- Royal Arms as used by His Majesty's Government
- Incumbent Sarah Brown since 20 July 2026
- Prime Minister's Office
- Appointer: Prime Minister;
- Formation: 2000
- First holder: Alastair Campbell
- Website: www.number10.gov.uk

= Downing Street Director of Communications =

British government official

The Downing Street Director of Communications is the post of director of communications for the prime minister of the United Kingdom. The position is held by an appointed special adviser.

In September 2022, as part of the incoming Truss ministry, the role was sub-divided into a political and non-political remit, with Adam Jones becoming the political director of communications and Simon McGee the director of government communications. The role sub-division was abolished during the Sunak ministry, however, following the resignation of Matthew Doyle, the Starmer ministry re-established the dual office.

== History ==
The position of Downing Street Director of Communications was created in 2000. The first holder of the position was Alastair Campbell who had previously served as the Downing Street press secretary and as the prime minister's official spokesperson. The position initially held the power to issue orders to civil servants, but this authority was removed after Campbell's departure in 2003.

The post was temporarily vacant from April to July 2017 following the resignation of the former director of communications, Katie Perrior.

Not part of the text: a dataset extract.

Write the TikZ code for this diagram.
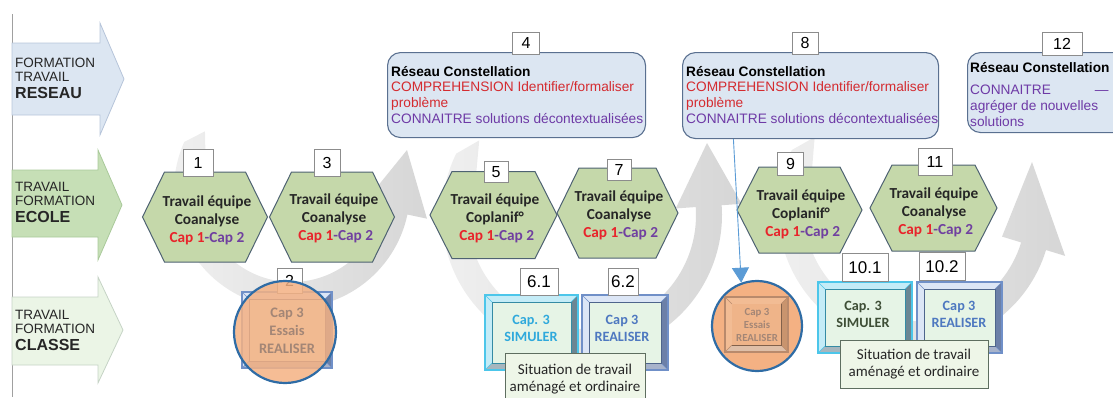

== List of directors of communications ==

| # | Communications Director |  | Years | Prime Minister |  |
| 1 |  | Alastair Campbell | 2000–2003 | Tony Blair |  |
| 2 |  | David Hill | 2003–2007 |
| 3 |  | Michael Ellam | 2007–2009 | Gordon Brown |  |
| 4 |  | Simon Lewis | 2009–2010 |
| 5 |  | Andy Coulson | 2010–2011 | David Cameron |  |
| 6 |  | Craig Oliver | 2011–2016 |
| 7 |  | Katie Perrior | 2016–2017 | Theresa May |  |
| 8 |  | Robbie Gibb | 2017–2019 |
| 9 |  | Lee Cain | 2019–2020 | Boris Johnson |  |
| 10 |  | James Slack | 2021 |
| 11 |  | Jack Doyle | 2021–2022 |
| 12 |  | Guto Harri | 2022 |
| 13 |  | Adam Jones (political), Simon McGee (government) | 2022 | Liz Truss |  |
| 14 |  | Amber De Botton | 2022–2023 | Rishi Sunak |  |
| 15 |  | Nerissa Chesterfield | 2023–2024 |
| 16 |  | Matthew Doyle | 2024–2025 | Keir Starmer |  |
| 17 |  | James Lyons (strategy), Steph Driver (delivery) | 2025 |
| 18 |  | Tim Allan | 2025–2026 |
| 19 |  | Sarah Brown | 2026–present | Andy Burnham |  |

== In popular culture ==
In television series The Thick of It, the Downing Street director of communications was portrayed by actor Peter Capaldi playing the now infamous Malcolm Tucker. Former special advisors (spads) and civil servants were called upon to make the series as close-to-reality as possible. In 2009, Capaldi stated "Malcolm Tucker is Alastair Campbell. But Mandelson is there, too." He has also stated Harvey Weinstein as an influence.